I am a 28-year-old employee and my monthly income is Rs 44,000. I invest Rs 2,000 per month in mutual funds, Rs 5,000 in the PPF and Rs 4,000 in a recurring deposit. About 10% of my salary gets deducted for the NPS, and I also put in Rs 50,000 per year in life insurance. I want to invest more in mutual funds. How should I proceed?
Dev Ashish, Founder, StableInvestor, and Sebi-registered investment adviser:
It’s a good idea to increase your investments. You have not provided any details of the mutual funds or schemes for your Rs 2,000 monthly SIP. You have also not mentioned how much more you want to invest in mutual funds. Since your debt allocation primarily comprises the PPF, NPS and a recurring deposit in your portfolio, and age is on your side, mutual funds should be used to increase the equity exposure, with a long investment horizon.
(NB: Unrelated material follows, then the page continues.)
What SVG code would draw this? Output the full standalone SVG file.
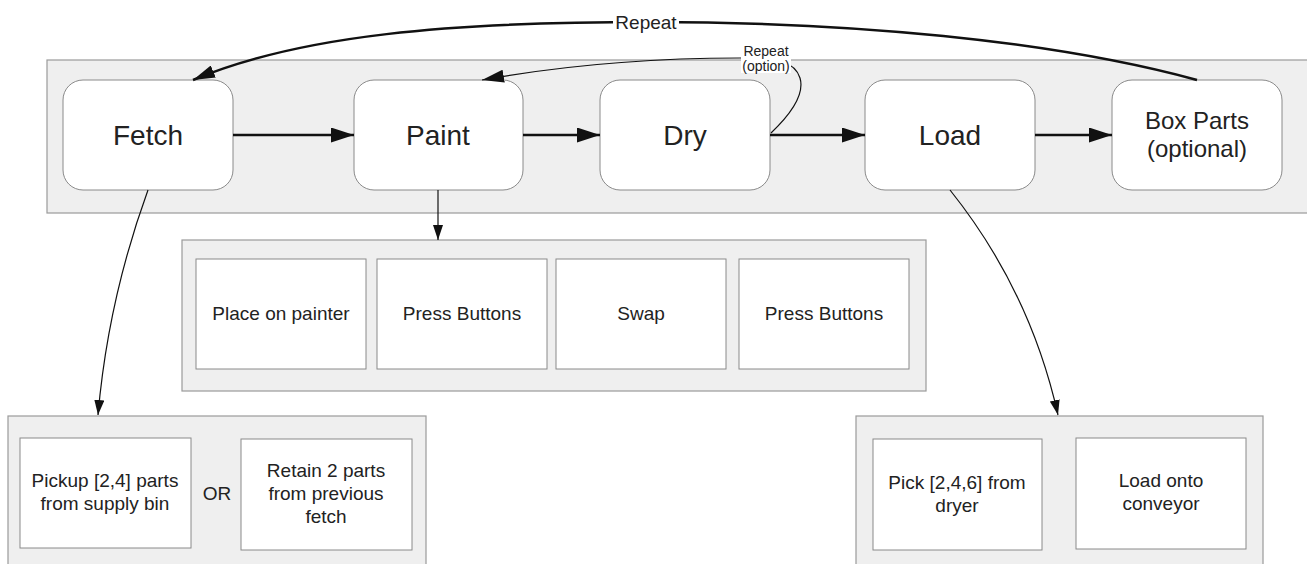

Till the time your monthly investment in mutual funds is below Rs 10,000, you can invest in just one fund, and can opt for a good flexi-cap fund. If you wish to diversify more and have at least two funds, then you can have one scheme from the large-cap/flexi-cap category and one from mid-cap funds. As your income increases, try to raise your monthly investments every year. If you get any annual bonus or incentives, you can channel a part of these as well towards your savings, provided you don’t need it for other expenses or family requirements. The sum of Rs 50,000 you pay annually for life insurance seems to be for a traditional endowment plan. If this is the case, purchase a pure protection term insurance as well, which will not cost a lot given your age.